[start INFORMATION SHOWN]

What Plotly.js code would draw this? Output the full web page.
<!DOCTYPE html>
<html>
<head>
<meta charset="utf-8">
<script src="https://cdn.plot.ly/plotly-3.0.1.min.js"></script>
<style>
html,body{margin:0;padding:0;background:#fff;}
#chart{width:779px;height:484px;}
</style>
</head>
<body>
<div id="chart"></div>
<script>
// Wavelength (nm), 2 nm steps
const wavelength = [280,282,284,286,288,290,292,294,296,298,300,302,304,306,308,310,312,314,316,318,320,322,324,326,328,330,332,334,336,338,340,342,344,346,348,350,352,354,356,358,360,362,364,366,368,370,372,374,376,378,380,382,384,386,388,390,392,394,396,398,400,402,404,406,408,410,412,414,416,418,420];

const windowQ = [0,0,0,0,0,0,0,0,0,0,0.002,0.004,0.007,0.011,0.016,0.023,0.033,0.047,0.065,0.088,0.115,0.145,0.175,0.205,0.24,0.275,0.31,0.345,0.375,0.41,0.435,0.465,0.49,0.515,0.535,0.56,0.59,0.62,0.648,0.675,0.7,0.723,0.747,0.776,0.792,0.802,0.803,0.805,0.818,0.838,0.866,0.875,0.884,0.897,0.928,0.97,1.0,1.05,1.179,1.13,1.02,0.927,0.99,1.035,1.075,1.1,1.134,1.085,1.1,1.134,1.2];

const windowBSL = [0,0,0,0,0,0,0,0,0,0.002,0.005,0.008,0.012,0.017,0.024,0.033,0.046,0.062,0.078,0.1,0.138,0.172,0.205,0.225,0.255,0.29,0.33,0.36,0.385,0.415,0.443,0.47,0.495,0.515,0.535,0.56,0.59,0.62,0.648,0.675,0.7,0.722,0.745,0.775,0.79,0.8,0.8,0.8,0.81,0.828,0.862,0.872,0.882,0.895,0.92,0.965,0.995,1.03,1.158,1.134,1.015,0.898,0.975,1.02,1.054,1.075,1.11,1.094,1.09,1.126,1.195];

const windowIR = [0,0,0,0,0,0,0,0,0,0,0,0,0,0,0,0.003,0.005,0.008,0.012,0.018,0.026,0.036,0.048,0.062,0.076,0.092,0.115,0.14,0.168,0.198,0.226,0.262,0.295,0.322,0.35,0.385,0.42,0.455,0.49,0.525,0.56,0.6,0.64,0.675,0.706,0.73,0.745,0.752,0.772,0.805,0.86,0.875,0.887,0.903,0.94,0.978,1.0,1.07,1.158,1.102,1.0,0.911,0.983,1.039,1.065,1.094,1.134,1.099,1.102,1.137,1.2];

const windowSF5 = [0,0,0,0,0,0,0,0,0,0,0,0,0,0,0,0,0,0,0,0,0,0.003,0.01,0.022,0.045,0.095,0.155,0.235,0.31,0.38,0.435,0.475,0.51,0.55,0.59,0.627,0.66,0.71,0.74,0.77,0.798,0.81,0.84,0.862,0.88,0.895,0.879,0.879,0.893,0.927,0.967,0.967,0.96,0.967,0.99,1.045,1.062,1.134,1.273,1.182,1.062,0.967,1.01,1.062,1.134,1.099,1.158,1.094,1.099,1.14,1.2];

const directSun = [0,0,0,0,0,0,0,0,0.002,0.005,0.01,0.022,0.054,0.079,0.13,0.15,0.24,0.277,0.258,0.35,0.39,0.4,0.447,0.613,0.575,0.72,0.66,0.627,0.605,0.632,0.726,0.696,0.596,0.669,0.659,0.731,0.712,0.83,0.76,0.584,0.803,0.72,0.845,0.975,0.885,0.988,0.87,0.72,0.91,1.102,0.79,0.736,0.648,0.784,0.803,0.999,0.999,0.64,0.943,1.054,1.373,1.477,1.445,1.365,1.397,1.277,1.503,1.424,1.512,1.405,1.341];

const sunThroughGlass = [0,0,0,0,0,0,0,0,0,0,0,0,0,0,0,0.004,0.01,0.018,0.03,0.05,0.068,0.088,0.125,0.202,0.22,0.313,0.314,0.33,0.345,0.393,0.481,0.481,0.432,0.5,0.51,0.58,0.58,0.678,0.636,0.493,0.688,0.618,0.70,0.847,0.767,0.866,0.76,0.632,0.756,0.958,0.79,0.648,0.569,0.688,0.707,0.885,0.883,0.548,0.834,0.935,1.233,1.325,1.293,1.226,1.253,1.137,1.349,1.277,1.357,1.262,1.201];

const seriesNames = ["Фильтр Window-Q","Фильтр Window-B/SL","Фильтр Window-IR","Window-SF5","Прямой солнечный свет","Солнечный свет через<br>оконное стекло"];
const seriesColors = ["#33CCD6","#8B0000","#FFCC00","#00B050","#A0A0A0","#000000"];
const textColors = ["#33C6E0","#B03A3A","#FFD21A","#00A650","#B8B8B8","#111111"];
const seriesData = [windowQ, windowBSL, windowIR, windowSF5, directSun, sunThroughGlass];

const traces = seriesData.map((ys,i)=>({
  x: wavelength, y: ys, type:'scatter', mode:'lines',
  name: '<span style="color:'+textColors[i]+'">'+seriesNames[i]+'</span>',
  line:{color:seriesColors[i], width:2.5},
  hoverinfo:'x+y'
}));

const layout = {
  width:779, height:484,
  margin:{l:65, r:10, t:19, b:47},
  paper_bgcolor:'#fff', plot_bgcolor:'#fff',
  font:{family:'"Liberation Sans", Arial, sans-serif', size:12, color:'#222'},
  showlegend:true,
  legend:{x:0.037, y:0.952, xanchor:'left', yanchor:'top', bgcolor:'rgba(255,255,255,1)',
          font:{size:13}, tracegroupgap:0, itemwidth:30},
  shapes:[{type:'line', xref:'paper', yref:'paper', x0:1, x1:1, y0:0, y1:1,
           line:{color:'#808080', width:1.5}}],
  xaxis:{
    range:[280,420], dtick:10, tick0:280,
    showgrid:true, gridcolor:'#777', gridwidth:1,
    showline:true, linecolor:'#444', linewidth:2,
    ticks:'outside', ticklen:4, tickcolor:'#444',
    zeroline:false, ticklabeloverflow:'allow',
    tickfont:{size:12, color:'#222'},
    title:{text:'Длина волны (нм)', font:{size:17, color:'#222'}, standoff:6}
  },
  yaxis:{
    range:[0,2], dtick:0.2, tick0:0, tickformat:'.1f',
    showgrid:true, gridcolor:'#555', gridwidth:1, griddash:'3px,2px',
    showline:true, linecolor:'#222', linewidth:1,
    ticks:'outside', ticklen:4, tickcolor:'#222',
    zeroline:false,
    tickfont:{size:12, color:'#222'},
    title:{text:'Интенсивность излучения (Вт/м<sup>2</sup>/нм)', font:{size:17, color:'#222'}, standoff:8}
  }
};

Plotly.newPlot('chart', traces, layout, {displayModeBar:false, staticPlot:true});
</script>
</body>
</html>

[end INFORMATION SHOWN]

All of the data needs to be reproduced exactly, with no line missing.

* **TASK RESULT**
What Plotly.js code would draw this? Output the full web page.
<!DOCTYPE html>
<html>
<head>
<meta charset="utf-8">
<script src="https://cdn.plot.ly/plotly-3.0.1.min.js"></script>
<style>
html,body{margin:0;padding:0;background:#fff;}
#chart{width:779px;height:484px;}
</style>
</head>
<body>
<div id="chart"></div>
<script>
// Wavelength (nm), 2 nm steps
const wavelength = [280,282,284,286,288,290,292,294,296,298,300,302,304,306,308,310,312,314,316,318,320,322,324,326,328,330,332,334,336,338,340,342,344,346,348,350,352,354,356,358,360,362,364,366,368,370,372,374,376,378,380,382,384,386,388,390,392,394,396,398,400,402,404,406,408,410,412,414,416,418,420];

const windowQ = [0,0,0,0,0,0,0,0,0,0,0.002,0.004,0.007,0.011,0.016,0.023,0.033,0.047,0.065,0.088,0.115,0.145,0.175,0.205,0.24,0.275,0.31,0.345,0.375,0.41,0.435,0.465,0.49,0.515,0.535,0.56,0.59,0.62,0.648,0.675,0.7,0.723,0.747,0.776,0.792,0.802,0.803,0.805,0.818,0.838,0.866,0.875,0.884,0.897,0.928,0.97,1.0,1.05,1.179,1.13,1.02,0.927,0.99,1.035,1.075,1.1,1.134,1.085,1.1,1.134,1.2];

const windowBSL = [0,0,0,0,0,0,0,0,0,0.002,0.005,0.008,0.012,0.017,0.024,0.033,0.046,0.062,0.078,0.1,0.138,0.172,0.205,0.225,0.255,0.29,0.33,0.36,0.385,0.415,0.443,0.47,0.495,0.515,0.535,0.56,0.59,0.62,0.648,0.675,0.7,0.722,0.745,0.775,0.79,0.8,0.8,0.8,0.81,0.828,0.862,0.872,0.882,0.895,0.92,0.965,0.995,1.03,1.158,1.134,1.015,0.898,0.975,1.02,1.054,1.075,1.11,1.094,1.09,1.126,1.195];

const windowIR = [0,0,0,0,0,0,0,0,0,0,0,0,0,0,0,0.003,0.005,0.008,0.012,0.018,0.026,0.036,0.048,0.062,0.076,0.092,0.115,0.14,0.168,0.198,0.226,0.262,0.295,0.322,0.35,0.385,0.42,0.455,0.49,0.525,0.56,0.6,0.64,0.675,0.706,0.73,0.745,0.752,0.772,0.805,0.86,0.875,0.887,0.903,0.94,0.978,1.0,1.07,1.158,1.102,1.0,0.911,0.983,1.039,1.065,1.094,1.134,1.099,1.102,1.137,1.2];

const windowSF5 = [0,0,0,0,0,0,0,0,0,0,0,0,0,0,0,0,0,0,0,0,0,0.003,0.01,0.022,0.045,0.095,0.155,0.235,0.31,0.38,0.435,0.475,0.51,0.55,0.59,0.627,0.66,0.71,0.74,0.77,0.798,0.81,0.84,0.862,0.88,0.895,0.879,0.879,0.893,0.927,0.967,0.967,0.96,0.967,0.99,1.045,1.062,1.134,1.273,1.182,1.062,0.967,1.01,1.062,1.134,1.099,1.158,1.094,1.099,1.14,1.2];

const directSun = [0,0,0,0,0,0,0,0,0.002,0.005,0.01,0.022,0.054,0.079,0.13,0.15,0.24,0.277,0.258,0.35,0.39,0.4,0.447,0.613,0.575,0.72,0.66,0.627,0.605,0.632,0.726,0.696,0.596,0.669,0.659,0.731,0.712,0.83,0.76,0.584,0.803,0.72,0.845,0.975,0.885,0.988,0.87,0.72,0.91,1.102,0.79,0.736,0.648,0.784,0.803,0.999,0.999,0.64,0.943,1.054,1.373,1.477,1.445,1.365,1.397,1.277,1.503,1.424,1.512,1.405,1.341];

const sunThroughGlass = [0,0,0,0,0,0,0,0,0,0,0,0,0,0,0,0.004,0.01,0.018,0.03,0.05,0.068,0.088,0.125,0.202,0.22,0.313,0.314,0.33,0.345,0.393,0.481,0.481,0.432,0.5,0.51,0.58,0.58,0.678,0.636,0.493,0.688,0.618,0.70,0.847,0.767,0.866,0.76,0.632,0.756,0.958,0.79,0.648,0.569,0.688,0.707,0.885,0.883,0.548,0.834,0.935,1.233,1.325,1.293,1.226,1.253,1.137,1.349,1.277,1.357,1.262,1.201];

const seriesNames = ["Фильтр Window-Q","Фильтр Window-B/SL","Фильтр Window-IR","Window-SF5","Прямой солнечный свет","Солнечный свет через<br>оконное стекло"];
const seriesColors = ["#33CCD6","#8B0000","#FFCC00","#00B050","#A0A0A0","#000000"];
const textColors = ["#33C6E0","#B03A3A","#FFD21A","#00A650","#B8B8B8","#111111"];
const seriesData = [windowQ, windowBSL, windowIR, windowSF5, directSun, sunThroughGlass];

const traces = seriesData.map((ys,i)=>({
  x: wavelength, y: ys, type:'scatter', mode:'lines',
  name: '<span style="color:'+textColors[i]+'">'+seriesNames[i]+'</span>',
  line:{color:seriesColors[i], width:2.5},
  hoverinfo:'x+y'
}));

const layout = {
  width:779, height:484,
  margin:{l:65, r:10, t:19, b:47},
  paper_bgcolor:'#fff', plot_bgcolor:'#fff',
  font:{family:'"Liberation Sans", Arial, sans-serif', size:12, color:'#222'},
  showlegend:true,
  legend:{x:0.037, y:0.952, xanchor:'left', yanchor:'top', bgcolor:'rgba(255,255,255,1)',
          font:{size:13}, tracegroupgap:0, itemwidth:30},
  shapes:[{type:'line', xref:'paper', yref:'paper', x0:1, x1:1, y0:0, y1:1,
           line:{color:'#808080', width:1.5}}],
  xaxis:{
    range:[280,420], dtick:10, tick0:280,
    showgrid:true, gridcolor:'#777', gridwidth:1,
    showline:true, linecolor:'#444', linewidth:2,
    ticks:'outside', ticklen:4, tickcolor:'#444',
    zeroline:false, ticklabeloverflow:'allow',
    tickfont:{size:12, color:'#222'},
    title:{text:'Длина волны (нм)', font:{size:17, color:'#222'}, standoff:6}
  },
  yaxis:{
    range:[0,2], dtick:0.2, tick0:0, tickformat:'.1f',
    showgrid:true, gridcolor:'#555', gridwidth:1, griddash:'3px,2px',
    showline:true, linecolor:'#222', linewidth:1,
    ticks:'outside', ticklen:4, tickcolor:'#222',
    zeroline:false,
    tickfont:{size:12, color:'#222'},
    title:{text:'Интенсивность излучения (Вт/м<sup>2</sup>/нм)', font:{size:17, color:'#222'}, standoff:8}
  }
};

Plotly.newPlot('chart', traces, layout, {displayModeBar:false, staticPlot:true});
</script>
</body>
</html>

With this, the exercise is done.